The Bowles-Simpson deficit commission is a thinly-veiled plot to permanently slash taxes on the rich. This it shares in common with the entire doggone debt-freakout paranoiathon its Power Point prescription rode in on. If that sounds perverse it’s because it is, but as Dean Baker pointed out two weeks ago the commission would never exist had the president not committed the original sin of accepting the fundamentally ridiculous idea that the current situation is the sort of economic environment in which it is anything other than decisively counterproductive to cut government spending.

Cutting government spending is of course only one way of reducing the deficit; there is also the option of raising taxes, which, considering that the top earning one percent of Americans who take in 25% of the national income has largely been immune to the nation’s economic woes, actually makes sense. But raising taxes is obviously out of the question in a climate during which we are told that merely allowing tax cuts for the wealthy to expire is politically impossible. And why is it impossible?

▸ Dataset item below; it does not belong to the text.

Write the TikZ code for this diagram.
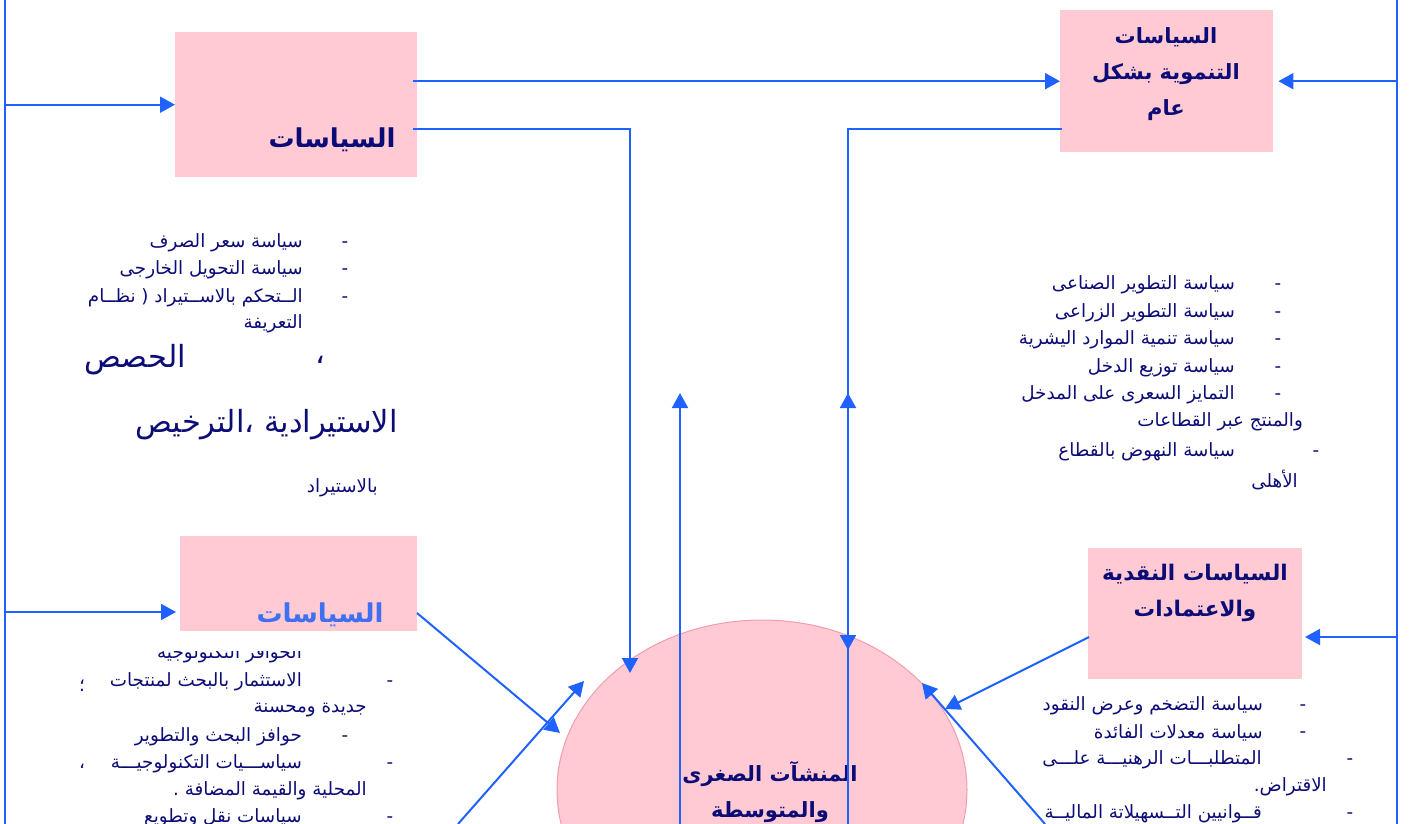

Because “serious” men who care first and foremost about the deficit, serious men who happen to be billionaires like Pete Peterson who have pledged a billion dollars to raising awareness of the pressing non-problem of the budget deficit, say it is.

The left has grown weary of being accused of unhelpfully “demonizing” Peterson every time it attempts to lay out what a carnival of intellectual dishonesty this whole charade has from start to finish been. “On an ideological level, caricatures of Peterson as Grover Norquist-lite do not stand up to scrutiny,” wrote a typical “centrist” on The Daily Beast a few months back, and he had a point: Peterson is far wealthier and more mendacious than Norquist—those things may even go together—and he is so successfully both that earlier this fall the nation’s most vociferous “deficit hawk” appeared in public flanking Evan Bayh as the “centrist” Democratic senator announced his support for the extension of the Bush tax cuts on billionaires like Pete Peterson. Consider that for a second: here is a guy who has successfully branded tax cuts for the rich as the prudent way of going about the difficult business of “balancing America’s budget.” How is anyone at TNR supposed to compete with that sort of power of persuasion?